Driving Effective Inventory Management

ISE Magazine – Volume 46: Number 08
By Oviamathi K

Having effective inventory is one way to minimize working capital and increase profitability. There are five keys to maximize inventory effectiveness:

  1. Inventory visibility management
    Company must be able to see the entire picture of its inventories, from in-transit inventory to inventory stocked in various warehouses. Company must segment the inventory (ABC principle can be used) and decide the number of days of inventory outstanding that must be reduced. Note that it should have minimal impact on service levels. A global engineering company increased its material inventory cycle increased from 12 to 17 and reduced its working capital totaled $31 million by implementing a centralized Web-based real-time tool to see their inventory, electronic Kanban, and analytical model to recalculate safety stocks and ordering quantity.
  1. Better visibility in material scheduling
    Stock pileup traps valuable cash. This may occur when communication between the engineering, procurement and planning teams is bad. Careful planning is imperative to ensure that the inventory of old parts is depleted by the time the new parts arrive.
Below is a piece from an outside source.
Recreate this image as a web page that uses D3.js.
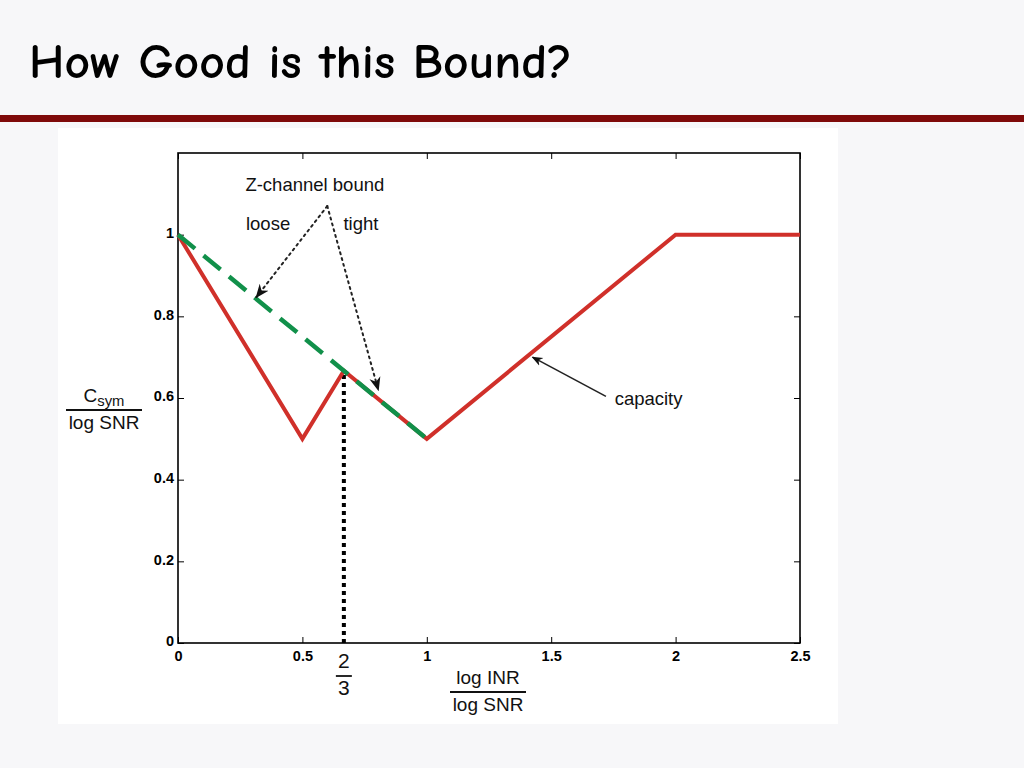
<!DOCTYPE html>
<html><head><meta charset="utf-8">
<script src="https://cdn.jsdelivr.net/npm/d3@7"></script>
<style>
html,body{margin:0;padding:0;background:#f7f7f9;}
svg{display:block;}
</style></head>
<body>
<svg id="c" width="1024" height="768"></svg>
<script>
// Data
const capacityX = [0, 0.5, 2/3, 1, 2, 2.5];
const capacityY = [1, 0.5, 2/3, 0.5, 1, 1];
const boundX = [0, 1];
const boundY = [1, 0.5];
const xTicks = [0, 0.5, 1, 1.5, 2, 2.5];
const xTickLabels = ["0", "0.5", "1", "1.5", "2", "2.5"];
const yTicks = [0, 0.2, 0.4, 0.6, 0.8, 1];
const yTickLabels = ["0", "0.2", "0.4", "0.6", "0.8", "1"];
const markX = 2/3;

const svg = d3.select("#c");
// header
svg.append("rect").attr("x",0).attr("y",0).attr("width",1024).attr("height",768).attr("fill","#f7f7f9");
svg.append("text").attr("x",29).attr("y",78)
  .attr("font-family","'Comic Sans MS','Comic Neue','Chalkboard',Lato,'DejaVu Sans',sans-serif")
  .attr("font-weight","bold").attr("font-size",49).attr("fill","#000")
  .attr("textLength",543).attr("lengthAdjust","spacingAndGlyphs")
  .text("How Good is this Bound?");
svg.append("rect").attr("x",0).attr("y",115).attr("width",1024).attr("height",7).attr("fill","#7f0a0a");
// panel
svg.append("rect").attr("x",58).attr("y",128).attr("width",780).attr("height",596).attr("fill","#fff");

const L=178,R=800,T=153,B=643;
const x = d3.scaleLinear().domain([0,2.5]).range([L,R]);
const y = d3.scaleLinear().domain([0,1.2]).range([B,T]);

const g = svg.append("g");
// frame
g.append("rect").attr("x",L).attr("y",T).attr("width",R-L).attr("height",B-T)
  .attr("fill","none").attr("stroke","#000").attr("stroke-width",1.6);

const tickFont = "Arial, 'Liberation Sans', sans-serif";
// axes with inward ticks
const xb = g.append("g").attr("transform",`translate(0,${B})`)
  .call(d3.axisBottom(x).tickValues(xTicks).tickSizeInner(-6).tickSizeOuter(0).tickFormat((d,i)=>xTickLabels[i]));
const xt = g.append("g").attr("transform",`translate(0,${T})`)
  .call(d3.axisTop(x).tickValues(xTicks).tickSizeInner(-6).tickSizeOuter(0).tickFormat(""));
const yl = g.append("g").attr("transform",`translate(${L},0)`)
  .call(d3.axisLeft(y).tickValues(yTicks).tickSizeInner(-6).tickSizeOuter(0).tickFormat((d,i)=>yTickLabels[i]));
const yr = g.append("g").attr("transform",`translate(${R},0)`)
  .call(d3.axisRight(y).tickValues(yTicks).tickSizeInner(-6).tickSizeOuter(0).tickFormat(""));
[xb,xt,yl,yr].forEach(a=>{a.attr("font-size",null).select(".domain").remove(); a.selectAll("line").attr("stroke","#000").attr("stroke-width",1);});
xb.selectAll("text").style("font-family",tickFont).style("font-weight","bold").style("font-size","14.5px").attr("fill","#000").attr("y",5).attr("dy","0.9em");
yl.selectAll("text").style("font-family",tickFont).style("font-weight","bold").style("font-size","14.5px").attr("fill","#000").attr("x",-4).attr("dy","0.2em");

// dotted vertical marker
g.append("line").attr("x1",x(markX)).attr("x2",x(markX)).attr("y1",y(0)).attr("y2",y(markX))
  .attr("stroke","#000").attr("stroke-width",4).attr("stroke-dasharray","4,4");

// capacity line
const line = d3.line().x(d=>x(d[0])).y(d=>y(d[1]));
g.append("path").datum(capacityX.map((v,i)=>[v,capacityY[i]])).attr("d",line)
  .attr("fill","none").attr("stroke","#d0302a").attr("stroke-width",4).attr("stroke-linejoin","miter");
// bound
g.append("path").datum(boundX.map((v,i)=>[v,boundY[i]])).attr("d",line)
  .attr("fill","none").attr("stroke","#11904a").attr("stroke-width",4.5).attr("stroke-dasharray","22,11");

// arrowheads
const defs = svg.append("defs");
defs.append("marker").attr("id","ah").attr("viewBox","0 0 10 10").attr("refX",9).attr("refY",5)
  .attr("markerWidth",7).attr("markerHeight",7).attr("orient","auto")
  .append("path").attr("d","M0,1 L10,5 L0,9 L3,5 Z").attr("fill","#111");

const annFont = "Arial, 'Liberation Sans', sans-serif";
const annSize = 18.5;
// Z-channel annotation
const origin = [x(0.6), y(1.07)];
g.append("line").attr("x1",origin[0]).attr("y1",origin[1]).attr("x2",x(0.315)).attr("y2",y(0.847))
  .attr("stroke","#222").attr("stroke-width",2).attr("stroke-dasharray","2,4").attr("stroke-linecap","round").attr("marker-end","url(#ah)");
g.append("line").attr("x1",origin[0]).attr("y1",origin[1]).attr("x2",x(0.805)).attr("y2",y(0.62))
  .attr("stroke","#222").attr("stroke-width",2).attr("stroke-dasharray","2,4").attr("stroke-linecap","round").attr("marker-end","url(#ah)");
g.append("text").attr("x",x(0.55)).attr("y",y(1.108)).attr("text-anchor","middle")
  .attr("font-family",annFont).attr("font-size",annSize).attr("fill","#111").text("Z-channel bound");
g.append("text").attr("x",x(0.362)).attr("y",y(1.012)).attr("text-anchor","middle")
  .attr("font-family",annFont).attr("font-size",annSize).attr("fill","#111").text("loose");
g.append("text").attr("x",x(0.735)).attr("y",y(1.012)).attr("text-anchor","middle")
  .attr("font-family",annFont).attr("font-size",annSize).attr("fill","#111").text("tight");
// capacity annotation
g.append("line").attr("x1",x(1.72)).attr("y1",y(0.604)).attr("x2",x(1.425)).attr("y2",y(0.7))
  .attr("stroke","#222").attr("stroke-width",1.6).attr("marker-end","url(#ah)");
g.append("text").attr("x",x(1.755)).attr("y",y(0.583))
  .attr("font-family",annFont).attr("font-size",annSize).attr("fill","#111").text("capacity");

// fraction labels
function frac(cx, ytop, num, den, size, lineW, sub){
  const t = svg.append("text").attr("x",cx).attr("y",ytop).attr("text-anchor","middle")
    .attr("font-family",annFont).attr("font-size",size).attr("fill","#111");
  if(sub){
    t.append("tspan").text(num);
    t.append("tspan").attr("font-size",size*0.78).attr("dy",4).text(sub);
  } else t.text(num);
  svg.append("line").attr("x1",cx-lineW/2).attr("x2",cx+lineW/2).attr("y1",ytop+8).attr("y2",ytop+8)
    .attr("stroke","#111").attr("stroke-width",1.8);
  svg.append("text").attr("x",cx).attr("y",ytop+27).attr("text-anchor","middle")
    .attr("font-family",annFont).attr("font-size",size).attr("fill","#111").text(den);
}
frac(x(markX), 668, "2", "3", 21, 16);
frac(488, 684, "log INR", "log SNR", 19, 76);
frac(104, 402, "C", "log SNR", 19, 76, "sym");
</script>
</body></html>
A heavy equipment manufacturing company reduced raw material inventory by 8 percent by implementing an automated and intelligent workflow-based tool.
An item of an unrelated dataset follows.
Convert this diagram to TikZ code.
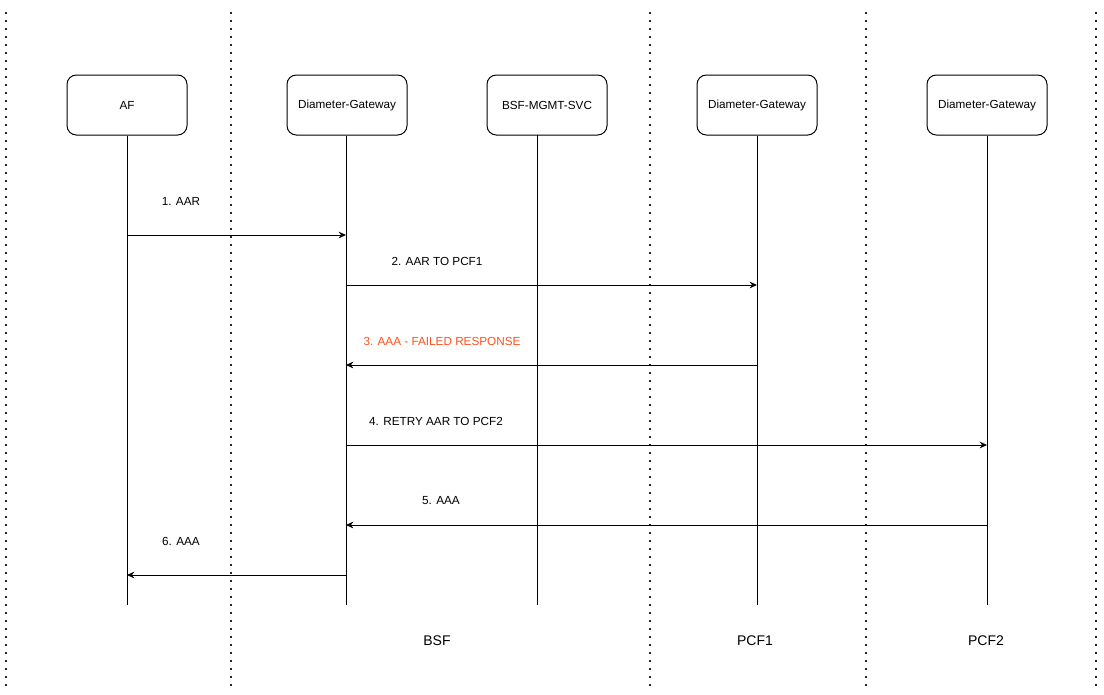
\documentclass[tikz,border=0pt]{standalone}
\usepackage{fontspec}
\setmainfont{Liberation Sans}
\usetikzlibrary{arrows.meta,calc}
\definecolor{failorange}{RGB}{255,80,30}
\begin{document}
\begin{tikzpicture}[x=0.75pt,y=-0.75pt,
  lane/.style={line width=1.2pt,dash pattern=on 1.2pt off 4.8pt,black!85},
  actor/.style={draw,line width=0.75pt,rounded corners=7pt,minimum width=90pt,minimum height=45pt,inner sep=0pt,font=\fontsize{8.8}{10}\selectfont},
  life/.style={line width=0.75pt},
  msg/.style={line width=0.75pt,-{Stealth[length=5.5pt,width=5pt,inset=1.8pt]}},
  msglabel/.style={font=\fontsize{8.8}{10}\selectfont,inner sep=0pt},
  group/.style={font=\fontsize{10.5}{12}\selectfont,inner sep=0pt}]
\useasboundingbox (0,0) rectangle (1104,694);
% dotted lane separators
\foreach \x/\n in {6/a,231/b,650/c,866/d,1096/e}{
  \coordinate (top\n) at (\x,12);
  \coordinate (bot\n) at (\x,687);
  \draw[lane] (top\n) -- (bot\n);
}
% actors
\node[actor] (af) at (127,105) {AF};
\node[actor] (dg1) at (347,105) {Diameter-Gateway};
\node[actor] (mgmt) at (547,105) {BSF-MGMT-SVC};
\node[actor] (dg2) at (757,105) {Diameter-Gateway};
\node[actor] (dg3) at (987,105) {Diameter-Gateway};
% lifeline ends
\coordinate (afE) at (127,605);
\coordinate (dg1E) at (346,605);
\coordinate (mgmtS) at (537,135);
\coordinate (mgmtE) at (537,605);
\coordinate (dg2E) at (757,605);
\coordinate (dg3E) at (987,605);
\draw[life] (af.south) -- (afE);
\draw[life] (dg1.south -| dg1E) -- (dg1E);
\draw[life] (mgmtS) -- (mgmtE);
\draw[life] (dg2.south) -- (dg2E);
\draw[life] (dg3.south) -- (dg3E);
% message points
\coordinate (m1a) at (127,235); \coordinate (m1b) at (346,235);
\coordinate (m2a) at (346,285); \coordinate (m2b) at (757,285);
\coordinate (m3a) at (757,365); \coordinate (m3b) at (346,365);
\coordinate (m4a) at (346,445); \coordinate (m4b) at (987,445);
\coordinate (m5a) at (987,525); \coordinate (m5b) at (346,525);
\coordinate (m6a) at (346,575); \coordinate (m6b) at (127,575);
\draw[msg] (m1a) -- (m1b);
\draw[msg] (m2a) -- (m2b);
\draw[msg] (m3a) -- (m3b);
\draw[msg] (m4a) -- (m4b);
\draw[msg] (m5a) -- (m5b);
\draw[msg] (m6a) -- (m6b);
% labels
\node[msglabel] (l1) at (181,201) {1. AAR};
\node[msglabel] (l2) at (437,261) {2. AAR TO PCF1};
\node[msglabel,text=failorange] (l3) at (442,341) {3. AAA - FAILED RESPONSE};
\node[msglabel] (l4) at (436,421) {4. RETRY AAR TO PCF2};
\node[msglabel] (l5) at (441,501) {5. AAA};
\node[msglabel] (l6) at (181,541) {6. AAA};
% groups
\node[group] (gbsf) at (437,641) {BSF};
\node[group] (gpcf1) at (755,641) {PCF1};
\node[group] (gpcf2) at (986,641) {PCF2};
\end{tikzpicture}
\end{document}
  1. Inventory classification and segmentation
    Analytic Hierarchy Process can be used to do multicriteria segmentation and classify the parts into top priority, medium priority and low priority segments. Then, company can decide which product should have more reserve and which should not. A global industrial company reduced its on hand inventory by 27% by using multicriteria approach to classify its inventory.
  1. Demand forecasting
    Accurate forecast means better inventory planning. To get an accurate forecast result, market intelligence can be incorporated in addition to choosing proper forecasting method. Depending on the demand pattern, various forecasting methods can be combined and then corrected manually. A motor manufacturer improved its demand forecasting accuracy by using best-fit forecast models and 20 strong exception-management rules.
  1. Service level planning
    Company should balance service levels with inventory investments to achieve targeted service at minimum cost. Many companies try to do so by reducing the cost of carrying inventory. However, doing so recklessly can lead to the increase of ordering cost or being out of stock. A holistic approach that minimizes total inventory-relevant cost (summation of carrying, stock-out, and ordering cost) should be pursued. A global company once used statistical analysis model, changed its outdated rule of thumb, and managed to improve service levels from 80% to 90%.